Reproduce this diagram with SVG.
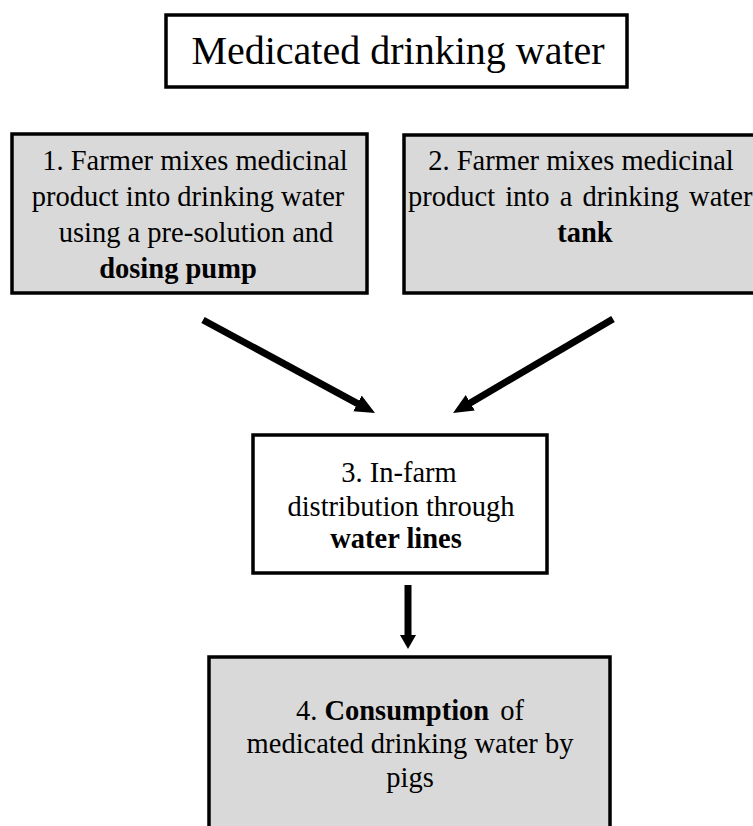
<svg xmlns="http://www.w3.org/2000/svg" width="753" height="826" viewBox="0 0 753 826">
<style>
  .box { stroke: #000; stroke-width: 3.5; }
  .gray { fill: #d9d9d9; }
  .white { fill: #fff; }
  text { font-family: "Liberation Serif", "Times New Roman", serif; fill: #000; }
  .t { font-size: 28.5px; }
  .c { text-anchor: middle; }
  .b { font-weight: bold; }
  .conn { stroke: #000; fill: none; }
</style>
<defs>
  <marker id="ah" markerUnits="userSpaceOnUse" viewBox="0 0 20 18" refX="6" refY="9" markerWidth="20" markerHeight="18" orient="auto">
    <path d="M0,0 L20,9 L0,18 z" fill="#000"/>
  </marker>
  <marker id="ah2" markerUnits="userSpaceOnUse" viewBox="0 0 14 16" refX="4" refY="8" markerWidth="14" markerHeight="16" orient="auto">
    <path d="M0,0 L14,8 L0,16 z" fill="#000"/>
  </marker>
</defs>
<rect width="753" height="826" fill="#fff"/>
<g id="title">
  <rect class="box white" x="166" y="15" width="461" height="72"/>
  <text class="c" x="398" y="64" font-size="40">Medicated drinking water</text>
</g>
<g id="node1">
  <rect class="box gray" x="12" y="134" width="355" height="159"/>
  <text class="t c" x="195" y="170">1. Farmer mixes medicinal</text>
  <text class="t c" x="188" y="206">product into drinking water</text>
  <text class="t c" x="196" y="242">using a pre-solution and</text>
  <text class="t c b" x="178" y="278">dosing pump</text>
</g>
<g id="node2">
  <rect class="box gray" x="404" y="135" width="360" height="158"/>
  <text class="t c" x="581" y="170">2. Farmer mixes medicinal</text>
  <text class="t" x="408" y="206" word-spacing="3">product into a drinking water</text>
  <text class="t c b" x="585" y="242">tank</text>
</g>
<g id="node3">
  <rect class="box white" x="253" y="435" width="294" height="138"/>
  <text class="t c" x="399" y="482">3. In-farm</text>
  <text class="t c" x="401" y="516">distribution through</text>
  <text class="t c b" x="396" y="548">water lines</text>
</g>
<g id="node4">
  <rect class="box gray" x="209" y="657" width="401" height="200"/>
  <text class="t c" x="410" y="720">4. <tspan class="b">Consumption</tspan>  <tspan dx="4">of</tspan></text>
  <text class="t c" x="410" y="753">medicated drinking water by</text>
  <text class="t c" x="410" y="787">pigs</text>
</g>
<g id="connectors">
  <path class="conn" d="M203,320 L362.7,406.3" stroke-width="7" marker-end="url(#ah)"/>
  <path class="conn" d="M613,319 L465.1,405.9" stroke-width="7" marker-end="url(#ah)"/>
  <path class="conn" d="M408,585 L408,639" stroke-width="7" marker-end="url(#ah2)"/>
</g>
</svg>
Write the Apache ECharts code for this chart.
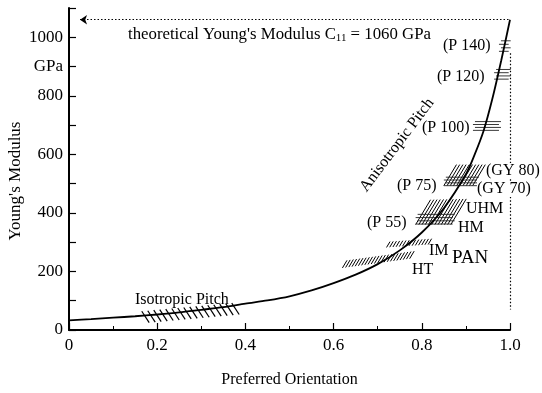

——

→ **Requirement**
Each line in the entries above that includes the string "this" should be extracted.

→ **Problem solution**
Reproduce this diagram with SVG.
Write the Apache ECharts code for this chart.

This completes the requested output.